A shape-isomerlike state has been discovered in the 66Ni nucleus. This is the lightest, ever, atomic nucleus exhibiting a photon decay hindered - solely - by a nuclear shape change. It is an extremely rare process involving a transition between totally different microscopic configurations, coexisting at similar excitation energy.
The experiment was conducted within an international collaboration lead by researchers of the Nuclear Structure group of the Milano Physics Department and of the GAMMA experiment of the INFN Nuclear Physics Committee III, in close connection with the Institute of Nuclear Physics PAN in Krakow, the Tandem Laboratory at the Horia Hulubei National Institute of Physics in Bucharest, the Free University of Brussels and the Tokyo University Theory group.

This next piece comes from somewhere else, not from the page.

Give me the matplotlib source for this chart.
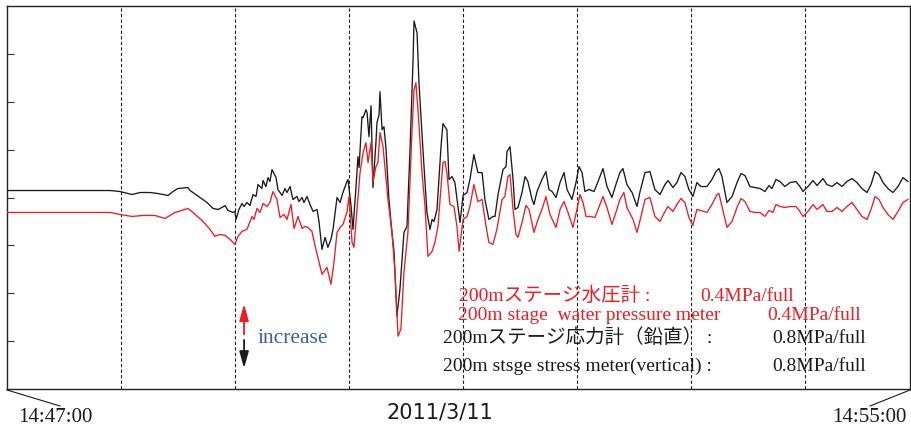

Nuclear isomers play a key role in understanding nuclear structure physics. Of special interest are shape isomers: they may arise when the nuclear potential energy surface, in the deformation space, has minima associated with different shapes and when these minima are separated by a high barrier.
So far, shape isomers, discovered in the 60’s, were known to occur only in the heavy actinide nuclei, although, since the 80’s, mean-field models predicted their existence also in lighter systems, pointing to 66Ni and 68Ni as the lightest candidates. Recently, fully microscopic, state-of-the-art shell-model calculations, based on ingenious (Monte Carlo) computational schemes and the use of very powerful supercomputing systems (the Japanese K-computer with 1 million parallel processors) elegantly confirmed shape coexistence in the Ni isotopes and indicated 66Ni as the most promising case, paving the way to a deeper understanding of shape isomerism in terms of quantum phase transition in the nuclear matter.
The experimental discovery of a shape-isomerlike structure in 66Ni, caught through high resolution gamma-ray spectroscopy and a very selective nuclear reaction mechanism, shows that shape isomerism is possible not only in very heavy nuclei: it remarkably appears in significantly lighter systems, as correctly predicted by theory, thus helping to solve the puzzle on the microscopic origin of nuclear deformation, that has been elusive over several decades.
The work was published in Physical Review Letters on April 20th 2017 and is has been selected as Editor’s Suggestion.
S. Leoni, B. Fornal, N. Marginean, M. Sferrazza, Y. Tsunoda et al., Phys. Rev. Lett. 118, 162502 (2017).